Output the data word for word, dropping every image.

* [COLLECTED DATA]
^^^^^^^^^^^^^^^^

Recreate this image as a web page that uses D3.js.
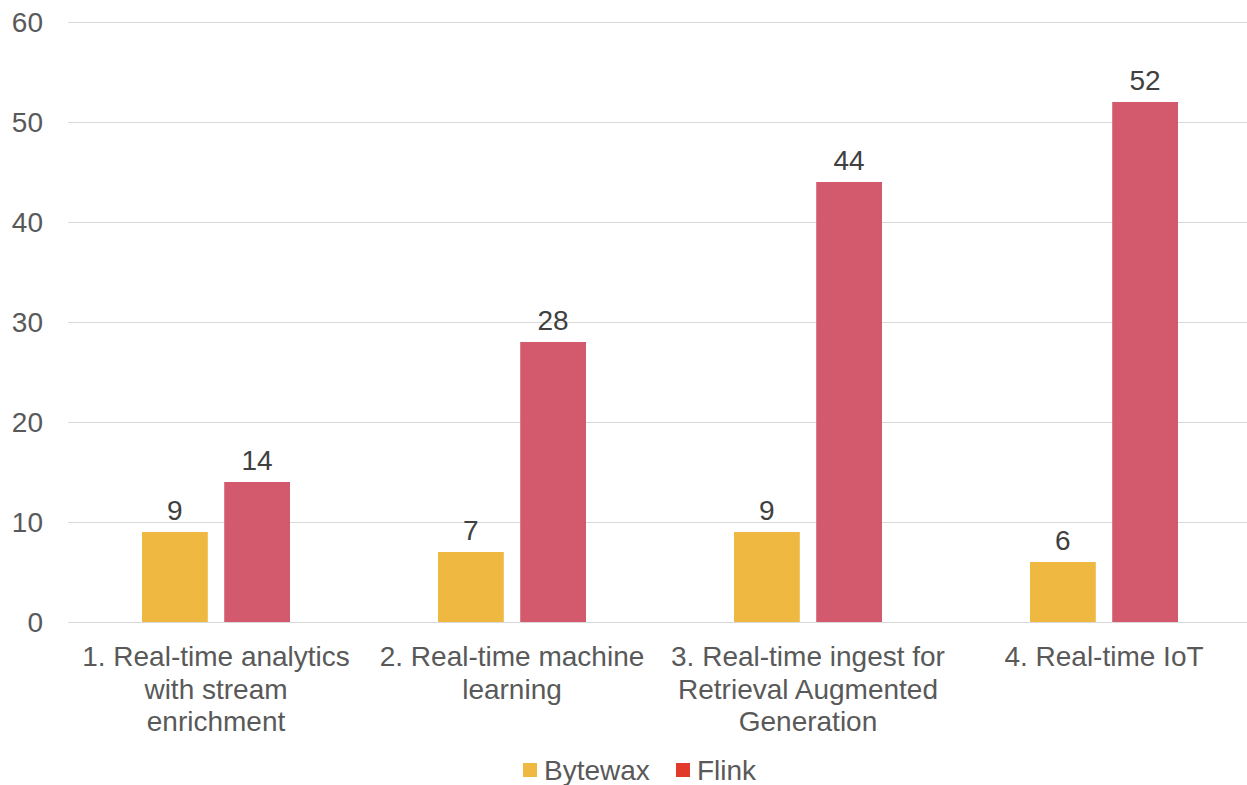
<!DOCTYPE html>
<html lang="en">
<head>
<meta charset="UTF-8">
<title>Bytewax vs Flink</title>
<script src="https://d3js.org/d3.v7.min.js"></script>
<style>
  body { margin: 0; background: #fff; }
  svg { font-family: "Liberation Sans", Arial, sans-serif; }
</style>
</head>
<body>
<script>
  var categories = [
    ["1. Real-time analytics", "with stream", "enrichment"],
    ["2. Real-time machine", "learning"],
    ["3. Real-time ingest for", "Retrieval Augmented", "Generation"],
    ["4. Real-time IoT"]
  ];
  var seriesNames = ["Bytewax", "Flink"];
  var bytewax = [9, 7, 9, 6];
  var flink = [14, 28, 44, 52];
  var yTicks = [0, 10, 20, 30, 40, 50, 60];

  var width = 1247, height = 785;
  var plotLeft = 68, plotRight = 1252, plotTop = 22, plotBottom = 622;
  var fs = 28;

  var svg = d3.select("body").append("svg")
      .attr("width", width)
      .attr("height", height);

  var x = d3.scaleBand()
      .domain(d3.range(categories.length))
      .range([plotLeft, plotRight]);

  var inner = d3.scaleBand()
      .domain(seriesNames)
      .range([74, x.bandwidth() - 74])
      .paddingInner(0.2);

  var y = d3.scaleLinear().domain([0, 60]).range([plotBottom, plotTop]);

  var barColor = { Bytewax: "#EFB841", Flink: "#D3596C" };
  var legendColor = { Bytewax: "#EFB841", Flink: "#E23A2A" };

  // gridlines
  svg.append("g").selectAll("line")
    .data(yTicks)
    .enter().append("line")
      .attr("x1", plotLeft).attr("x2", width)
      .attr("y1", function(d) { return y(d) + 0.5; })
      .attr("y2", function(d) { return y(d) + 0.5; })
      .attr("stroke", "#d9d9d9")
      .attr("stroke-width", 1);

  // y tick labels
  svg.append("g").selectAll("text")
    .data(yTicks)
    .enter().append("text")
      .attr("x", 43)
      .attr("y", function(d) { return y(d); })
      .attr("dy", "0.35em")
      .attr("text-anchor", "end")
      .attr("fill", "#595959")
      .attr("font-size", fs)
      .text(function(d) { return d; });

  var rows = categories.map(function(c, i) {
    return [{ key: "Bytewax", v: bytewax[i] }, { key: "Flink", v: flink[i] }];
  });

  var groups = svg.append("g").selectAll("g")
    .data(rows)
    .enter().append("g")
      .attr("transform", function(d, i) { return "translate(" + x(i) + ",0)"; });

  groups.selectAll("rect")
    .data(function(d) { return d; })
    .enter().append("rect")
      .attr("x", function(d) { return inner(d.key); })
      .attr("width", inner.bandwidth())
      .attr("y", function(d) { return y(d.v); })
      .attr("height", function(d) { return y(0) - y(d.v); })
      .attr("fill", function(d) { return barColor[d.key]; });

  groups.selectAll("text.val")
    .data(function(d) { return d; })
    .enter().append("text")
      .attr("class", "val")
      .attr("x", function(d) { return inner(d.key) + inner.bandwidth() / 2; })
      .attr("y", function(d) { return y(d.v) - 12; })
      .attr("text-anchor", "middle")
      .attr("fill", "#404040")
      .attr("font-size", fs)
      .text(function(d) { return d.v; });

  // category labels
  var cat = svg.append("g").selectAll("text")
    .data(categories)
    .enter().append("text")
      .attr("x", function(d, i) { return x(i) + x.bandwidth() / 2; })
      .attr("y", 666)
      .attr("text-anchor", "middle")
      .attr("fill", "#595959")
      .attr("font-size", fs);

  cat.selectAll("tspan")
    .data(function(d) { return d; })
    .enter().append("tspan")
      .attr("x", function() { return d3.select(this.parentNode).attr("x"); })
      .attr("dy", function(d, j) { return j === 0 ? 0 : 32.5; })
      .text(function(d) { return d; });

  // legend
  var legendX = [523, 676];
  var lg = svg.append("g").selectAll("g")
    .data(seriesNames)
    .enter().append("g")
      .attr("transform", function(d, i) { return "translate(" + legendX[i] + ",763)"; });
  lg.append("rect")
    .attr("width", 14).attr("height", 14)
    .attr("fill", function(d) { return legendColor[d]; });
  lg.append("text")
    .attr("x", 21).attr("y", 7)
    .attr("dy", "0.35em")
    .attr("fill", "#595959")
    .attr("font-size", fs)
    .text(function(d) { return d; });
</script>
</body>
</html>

^^^^^^^^^^^^^^^^

* [RESULT OF THIS TASK]
Recreate this image as a web page that uses D3.js.
<!DOCTYPE html>
<html lang="en">
<head>
<meta charset="UTF-8">
<title>Bytewax vs Flink</title>
<script src="https://d3js.org/d3.v7.min.js"></script>
<style>
  body { margin: 0; background: #fff; }
  svg { font-family: "Liberation Sans", Arial, sans-serif; }
</style>
</head>
<body>
<script>
  var categories = [
    ["1. Real-time analytics", "with stream", "enrichment"],
    ["2. Real-time machine", "learning"],
    ["3. Real-time ingest for", "Retrieval Augmented", "Generation"],
    ["4. Real-time IoT"]
  ];
  var seriesNames = ["Bytewax", "Flink"];
  var bytewax = [9, 7, 9, 6];
  var flink = [14, 28, 44, 52];
  var yTicks = [0, 10, 20, 30, 40, 50, 60];

  var width = 1247, height = 785;
  var plotLeft = 68, plotRight = 1252, plotTop = 22, plotBottom = 622;
  var fs = 28;

  var svg = d3.select("body").append("svg")
      .attr("width", width)
      .attr("height", height);

  var x = d3.scaleBand()
      .domain(d3.range(categories.length))
      .range([plotLeft, plotRight]);

  var inner = d3.scaleBand()
      .domain(seriesNames)
      .range([74, x.bandwidth() - 74])
      .paddingInner(0.2);

  var y = d3.scaleLinear().domain([0, 60]).range([plotBottom, plotTop]);

  var barColor = { Bytewax: "#EFB841", Flink: "#D3596C" };
  var legendColor = { Bytewax: "#EFB841", Flink: "#E23A2A" };

  // gridlines
  svg.append("g").selectAll("line")
    .data(yTicks)
    .enter().append("line")
      .attr("x1", plotLeft).attr("x2", width)
      .attr("y1", function(d) { return y(d) + 0.5; })
      .attr("y2", function(d) { return y(d) + 0.5; })
      .attr("stroke", "#d9d9d9")
      .attr("stroke-width", 1);

  // y tick labels
  svg.append("g").selectAll("text")
    .data(yTicks)
    .enter().append("text")
      .attr("x", 43)
      .attr("y", function(d) { return y(d); })
      .attr("dy", "0.35em")
      .attr("text-anchor", "end")
      .attr("fill", "#595959")
      .attr("font-size", fs)
      .text(function(d) { return d; });

  var rows = categories.map(function(c, i) {
    return [{ key: "Bytewax", v: bytewax[i] }, { key: "Flink", v: flink[i] }];
  });

  var groups = svg.append("g").selectAll("g")
    .data(rows)
    .enter().append("g")
      .attr("transform", function(d, i) { return "translate(" + x(i) + ",0)"; });

  groups.selectAll("rect")
    .data(function(d) { return d; })
    .enter().append("rect")
      .attr("x", function(d) { return inner(d.key); })
      .attr("width", inner.bandwidth())
      .attr("y", function(d) { return y(d.v); })
      .attr("height", function(d) { return y(0) - y(d.v); })
      .attr("fill", function(d) { return barColor[d.key]; });

  groups.selectAll("text.val")
    .data(function(d) { return d; })
    .enter().append("text")
      .attr("class", "val")
      .attr("x", function(d) { return inner(d.key) + inner.bandwidth() / 2; })
      .attr("y", function(d) { return y(d.v) - 12; })
      .attr("text-anchor", "middle")
      .attr("fill", "#404040")
      .attr("font-size", fs)
      .text(function(d) { return d.v; });

  // category labels
  var cat = svg.append("g").selectAll("text")
    .data(categories)
    .enter().append("text")
      .attr("x", function(d, i) { return x(i) + x.bandwidth() / 2; })
      .attr("y", 666)
      .attr("text-anchor", "middle")
      .attr("fill", "#595959")
      .attr("font-size", fs);

  cat.selectAll("tspan")
    .data(function(d) { return d; })
    .enter().append("tspan")
      .attr("x", function() { return d3.select(this.parentNode).attr("x"); })
      .attr("dy", function(d, j) { return j === 0 ? 0 : 32.5; })
      .text(function(d) { return d; });

  // legend
  var legendX = [523, 676];
  var lg = svg.append("g").selectAll("g")
    .data(seriesNames)
    .enter().append("g")
      .attr("transform", function(d, i) { return "translate(" + legendX[i] + ",763)"; });
  lg.append("rect")
    .attr("width", 14).attr("height", 14)
    .attr("fill", function(d) { return legendColor[d]; });
  lg.append("text")
    .attr("x", 21).attr("y", 7)
    .attr("dy", "0.35em")
    .attr("fill", "#595959")
    .attr("font-size", fs)
    .text(function(d) { return d; });
</script>
</body>
</html>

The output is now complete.